Hmmm ... chose an artist or tag. I'll choose "rock." And we get ...

Alanis Morissette, You Learn: The song from which her staggeringly popular debut Jagged Little Pill takes its title, but not even the top half of the songs from that release if I ranked them. Cute song with a few good hooks, but overproduced like some old Tiffany release.

Counting Crows, Round Here: Hate the band, love this song. Adam Duritz could sing anything from Louie Louie to Close to the Edge and still come across as the pretentious college-DJ type who hooks up with a succession of the campus' most eligible women because they all think they'll be the one to rescue him from those dark clouds following him. (Yeah, those dark clouds? They're the stench of erratic bathing and pot smoke.) Except on this recording, where he gives just the right emotional lift to an enigmatic, interesting song.

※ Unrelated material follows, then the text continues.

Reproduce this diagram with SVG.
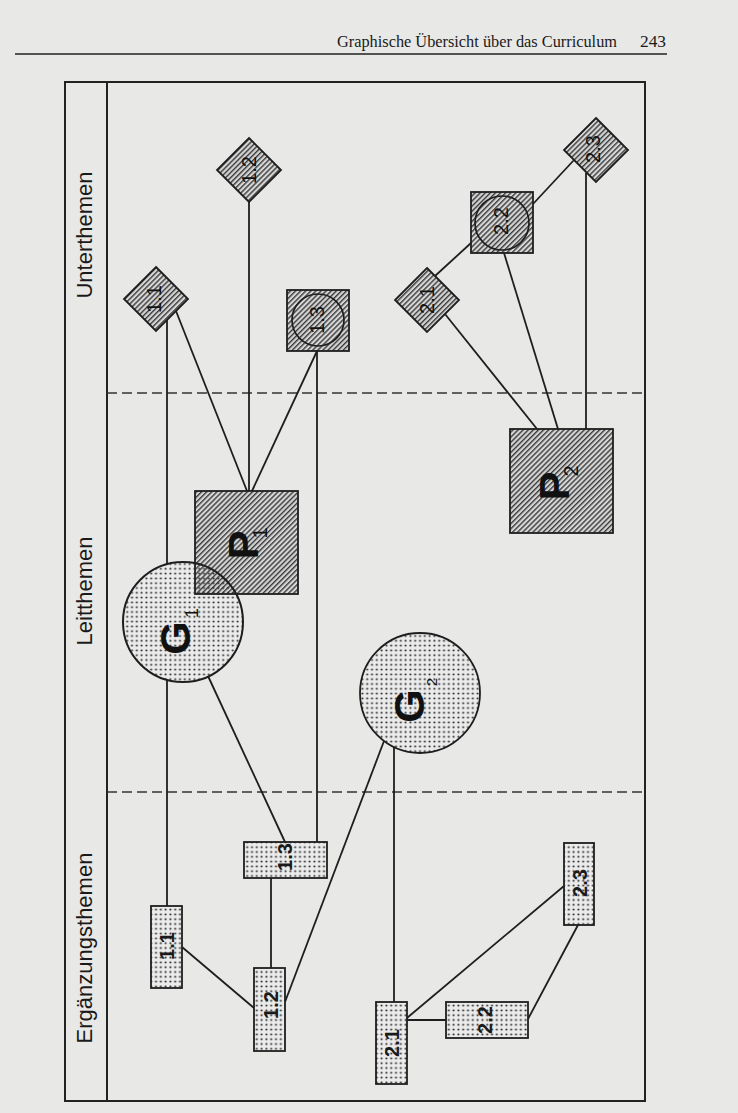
<svg xmlns="http://www.w3.org/2000/svg" width="738" height="1113" viewBox="0 0 738 1113">
<defs>
<pattern id="hatch" patternUnits="userSpaceOnUse" width="3.6" height="3.6" patternTransform="rotate(45)">
<rect width="3.6" height="3.6" fill="#d6d6d6"/>
<rect width="1.4" height="3.6" fill="#3a3a3a"/>
</pattern>
<pattern id="dots" patternUnits="userSpaceOnUse" width="4.8" height="4.8">
<rect width="4.8" height="4.8" fill="#ebebeb"/>
<circle cx="2.4" cy="2.4" r="1.05" fill="#2a2a2a"/>
</pattern>
<pattern id="dotsOnly" patternUnits="userSpaceOnUse" width="4.8" height="4.8">
<circle cx="2.4" cy="2.4" r="1.05" fill="#2a2a2a"/>
</pattern>
<style>
.frame{fill:none;stroke:#222;stroke-width:2}
.dash{fill:none;stroke:#333;stroke-width:1.6;stroke-dasharray:10 5}
.conn{fill:none;stroke:#1e1e1e;stroke-width:1.8}
.hat{fill:url(#hatch);stroke:#1e1e1e;stroke-width:1.8}
.dot{fill:url(#dots);stroke:#1e1e1e;stroke-width:1.8}
.ring{fill:none;stroke:#1e1e1e;stroke-width:1.7}
.col{font-family:"Liberation Sans",Arial,sans-serif;font-size:22px;fill:#1a1a1a;text-anchor:middle}
.lbl{font-family:"Liberation Sans",Arial,sans-serif;font-size:20px;fill:#111;text-anchor:middle}
.lblb{font-family:"Liberation Sans",Arial,sans-serif;font-size:20px;font-weight:bold;fill:#1a1a1a;text-anchor:middle}
.big{font-family:"Liberation Sans",Arial,sans-serif;font-size:43px;font-weight:bold;fill:#111;text-anchor:middle}
.sub{font-family:"Liberation Sans",Arial,sans-serif;font-size:20px;fill:#111;text-anchor:middle}
.hdr{font-family:"Liberation Serif","Times New Roman",serif;font-size:16px;fill:#1a1a1a}
</style>
</defs>
<rect width="738" height="1113" fill="#e8e8e6"/>
<g id="header">
<text class="hdr" x="337" y="47" textLength="280" lengthAdjust="spacingAndGlyphs">Graphische Übersicht über das Curriculum</text>
<text class="hdr" x="640" y="47" textLength="26" lengthAdjust="spacingAndGlyphs">243</text>
<line x1="15" y1="54" x2="667" y2="54" stroke="#222" stroke-width="1.5"/>
</g>
<g id="frame">
<rect class="frame" x="65" y="82" width="580" height="1019"/>
<line class="frame" x1="107" y1="82" x2="107" y2="1101"/>
<line class="dash" x1="107" y1="393" x2="645" y2="393"/>
<line class="dash" x1="107" y1="792" x2="645" y2="792"/>
<text class="col" transform="translate(92,235) rotate(-90)">Unterthemen</text>
<text class="col" transform="translate(92,591) rotate(-90)">Leitthemen</text>
<text class="col" transform="translate(92,948) rotate(-90)">Ergänzungsthemen</text>
</g>
<g id="connectors">
<line class="conn" x1="167" y1="320" x2="167" y2="564"/>
<line class="conn" x1="167" y1="680" x2="167" y2="906"/>
<line class="conn" x1="176" y1="311" x2="247" y2="491"/>
<line class="conn" x1="249" y1="202" x2="249" y2="491"/>
<line class="conn" x1="317" y1="351" x2="252" y2="491"/>
<line class="conn" x1="317" y1="351" x2="317" y2="842"/>
<line class="conn" x1="208" y1="676" x2="285" y2="842"/>
<line class="conn" x1="182" y1="947" x2="254" y2="1008"/>
<line class="conn" x1="271" y1="878" x2="271" y2="968"/>
<line class="conn" x1="285" y1="1002" x2="384" y2="741"/>
<line class="conn" x1="394" y1="747" x2="394" y2="1002"/>
<line class="conn" x1="407" y1="1020" x2="446" y2="1020"/>
<line class="conn" x1="407" y1="1018" x2="564" y2="886"/>
<line class="conn" x1="528" y1="1019" x2="578" y2="925"/>
<line class="conn" x1="445" y1="314" x2="537" y2="429"/>
<line class="conn" x1="504" y1="253" x2="558" y2="429"/>
<line class="conn" x1="586" y1="173" x2="586" y2="429"/>
<line class="conn" x1="435" y1="276" x2="471" y2="243"/>
<line class="conn" x1="533" y1="204" x2="574" y2="160"/>
</g>
<g id="u11">
<polygon class="hat" points="156,267 188,299 156,331 124,299"/>
<text class="lbl" transform="translate(161,299) rotate(-90)">1.1</text>
</g>
<g id="u12">
<polygon class="hat" points="249,138 281,170 249,202 217,170"/>
<text class="lbl" transform="translate(256,170) rotate(-90)">1.2</text>
</g>
<g id="u13">
<rect class="hat" x="287" y="290" width="62" height="61"/>
<circle class="ring" cx="318" cy="320" r="26"/>
<text class="lbl" transform="translate(324,320) rotate(-90)">1.3</text>
</g>
<g id="u21">
<polygon class="hat" points="427,268 459,300 427,332 395,300"/>
<text class="lbl" transform="translate(434,300) rotate(-90)">2.1</text>
</g>
<g id="u22">
<rect class="hat" x="471" y="192" width="62" height="61"/>
<circle class="ring" cx="502" cy="223" r="27"/>
<text class="lbl" transform="translate(508,221) rotate(-90)">2.2</text>
</g>
<g id="u23">
<polygon class="hat" points="596,118 628,150 596,182 564,150"/>
<text class="lbl" transform="translate(600,149) rotate(-90)">2.3</text>
</g>
<g id="G1">
<circle cx="183" cy="622" r="60" fill="#ebebeb"/>
</g>
<g id="P1">
<rect class="hat" x="195" y="491" width="103" height="103"/>
<text class="big" transform="translate(258,545) rotate(-90)">P</text>
<text class="sub" transform="translate(267,533) rotate(-90)">1</text>
</g>
<g id="G1-top">
<circle cx="183" cy="622" r="60" fill="url(#dotsOnly)" stroke="#1e1e1e" stroke-width="2"/>
<text class="big" transform="translate(190,638) rotate(-90)">G</text>
<text class="sub" style="font-size:18px" transform="translate(198,613) rotate(-90)">1</text>
</g>
<g id="P2">
<rect class="hat" x="510" y="429" width="103" height="104"/>
<text class="big" transform="translate(569,486) rotate(-90)">P</text>
<text class="sub" transform="translate(578,471) rotate(-90)">2</text>
</g>
<g id="G2">
<circle class="dot" cx="420" cy="693" r="60" stroke-width="2"/>
<text class="big" transform="translate(424,706) rotate(-90)">G</text>
<text class="sub" style="font-size:15px" transform="translate(437,682) rotate(-90)">2</text>
</g>
<g id="e11">
<rect class="dot" x="151" y="906" width="31" height="82"/>
<text class="lblb" transform="translate(174,946) rotate(-90)">1.1</text>
</g>
<g id="e12">
<rect class="dot" x="254" y="968" width="31" height="83"/>
<text class="lblb" transform="translate(278,1005) rotate(-90)">1.2</text>
</g>
<g id="e13">
<rect class="dot" x="244" y="842" width="83" height="36"/>
<text class="lblb" transform="translate(292,857) rotate(-90)">1.3</text>
</g>
<g id="e21">
<rect class="dot" x="376" y="1002" width="31" height="82"/>
<text class="lblb" transform="translate(399,1043) rotate(-90)">2.1</text>
</g>
<g id="e22">
<rect class="dot" x="446" y="1002" width="82" height="36"/>
<text class="lblb" transform="translate(492,1020) rotate(-90)">2.2</text>
</g>
<g id="e23">
<rect class="dot" x="564" y="843" width="30" height="82"/>
<text class="lblb" transform="translate(587,883) rotate(-90)">2.3</text>
</g>
</svg>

The Jimi Hendrix Experience, The Wind Cries Mary: Like You Learn, this one isn't bad, but it's a little flimsier than some of the vital work produced by the same artist. Surely a good change of pace for a live show.

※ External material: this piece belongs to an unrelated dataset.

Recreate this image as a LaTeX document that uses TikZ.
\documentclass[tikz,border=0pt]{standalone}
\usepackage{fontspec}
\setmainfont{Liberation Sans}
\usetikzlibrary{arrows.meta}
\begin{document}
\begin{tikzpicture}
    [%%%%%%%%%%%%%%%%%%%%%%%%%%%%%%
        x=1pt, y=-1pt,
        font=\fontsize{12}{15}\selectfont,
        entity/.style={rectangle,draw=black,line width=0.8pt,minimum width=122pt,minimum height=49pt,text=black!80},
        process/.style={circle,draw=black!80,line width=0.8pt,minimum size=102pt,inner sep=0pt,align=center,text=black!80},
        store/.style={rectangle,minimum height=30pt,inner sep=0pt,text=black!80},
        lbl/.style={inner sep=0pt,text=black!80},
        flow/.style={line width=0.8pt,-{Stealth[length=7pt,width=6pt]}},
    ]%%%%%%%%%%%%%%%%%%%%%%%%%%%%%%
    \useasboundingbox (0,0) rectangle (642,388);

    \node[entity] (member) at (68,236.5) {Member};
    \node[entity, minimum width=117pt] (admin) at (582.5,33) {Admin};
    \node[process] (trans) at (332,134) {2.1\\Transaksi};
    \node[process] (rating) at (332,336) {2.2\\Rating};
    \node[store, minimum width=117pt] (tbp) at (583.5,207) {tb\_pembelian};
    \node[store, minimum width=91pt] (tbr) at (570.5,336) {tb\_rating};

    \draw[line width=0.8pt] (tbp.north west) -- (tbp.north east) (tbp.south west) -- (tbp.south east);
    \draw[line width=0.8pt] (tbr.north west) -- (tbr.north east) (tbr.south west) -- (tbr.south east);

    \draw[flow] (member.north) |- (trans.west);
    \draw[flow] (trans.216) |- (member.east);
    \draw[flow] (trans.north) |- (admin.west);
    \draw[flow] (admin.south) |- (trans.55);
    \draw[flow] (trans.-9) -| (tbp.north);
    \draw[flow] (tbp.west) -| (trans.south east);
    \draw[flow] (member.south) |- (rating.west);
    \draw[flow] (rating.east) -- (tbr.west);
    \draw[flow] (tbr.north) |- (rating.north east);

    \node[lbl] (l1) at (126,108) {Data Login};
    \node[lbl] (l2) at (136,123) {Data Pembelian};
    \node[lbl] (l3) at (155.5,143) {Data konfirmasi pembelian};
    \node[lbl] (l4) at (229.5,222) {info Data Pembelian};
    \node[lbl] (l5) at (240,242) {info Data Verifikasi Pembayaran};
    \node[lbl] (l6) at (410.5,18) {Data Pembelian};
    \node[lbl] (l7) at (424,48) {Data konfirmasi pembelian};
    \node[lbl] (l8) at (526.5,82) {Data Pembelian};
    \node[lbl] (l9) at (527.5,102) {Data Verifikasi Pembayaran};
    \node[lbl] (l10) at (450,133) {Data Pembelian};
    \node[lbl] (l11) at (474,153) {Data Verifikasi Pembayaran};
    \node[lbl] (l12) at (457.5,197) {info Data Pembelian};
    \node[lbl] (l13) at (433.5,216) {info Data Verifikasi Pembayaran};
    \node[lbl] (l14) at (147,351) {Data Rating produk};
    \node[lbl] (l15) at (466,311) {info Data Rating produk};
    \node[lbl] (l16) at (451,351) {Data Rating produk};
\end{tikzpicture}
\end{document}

The Troggs, Wild Thing: I'd much rather hear the Hendrix version. Or the Sam Kinison version.



Yes, that's Jessica Hahn, of Jim Bakker scandal fame, in the video.

OK, so where was I? Oh, right ...

Toto, Selfish: For some reason, I want to work in some sort of joke along the lines of "Kansas? I don't think we're in Toto anymore." Surely Steve Morse managed to be in both bands somewhere along the way. I have no idea where to place this song -- clearly years and years after the band was any semblance of its platinum days -- so I'm relying on Popdose to fill me in. Really, it's what you'd expect -- a vocalist screaming to try to get some sort of attention while everyone else is focusing on the endless noodling of the overly skilled musicians in the rest of the band.

Billy Idol, Sweet Sixteen: When is Billy going to pull a Rod Stewart or Brian Setzer and start paying homage to the 40s and 50? He could pull it off, and it'd be better than utterly forgettable 80s relics like this.

My Chemical Romance, Welcome to the Black Parade: I don't know. Maybe if I were 19, getting rejected by all the women who were hanging out with Adam Duritz-type DJs, looking forward to financial independence even if I had no idea what to do career-wise, reading tedious academic prose and all that, I might appreciate this with the correct level of irony. Since I'm now officially 2x19, I'm not sure if I'm supposed to feel sympathy for the unfortunates mentioned in the song or to view them with cynical detachment or what. I just maintain Natalie Merchant could kick all their asses.

I'll have to wrap there for now. Interesting mix of music, at least.

1 comment:

Anonymous said...

Your 4-year-old likes "Welcome to the Black Parade." And so do I.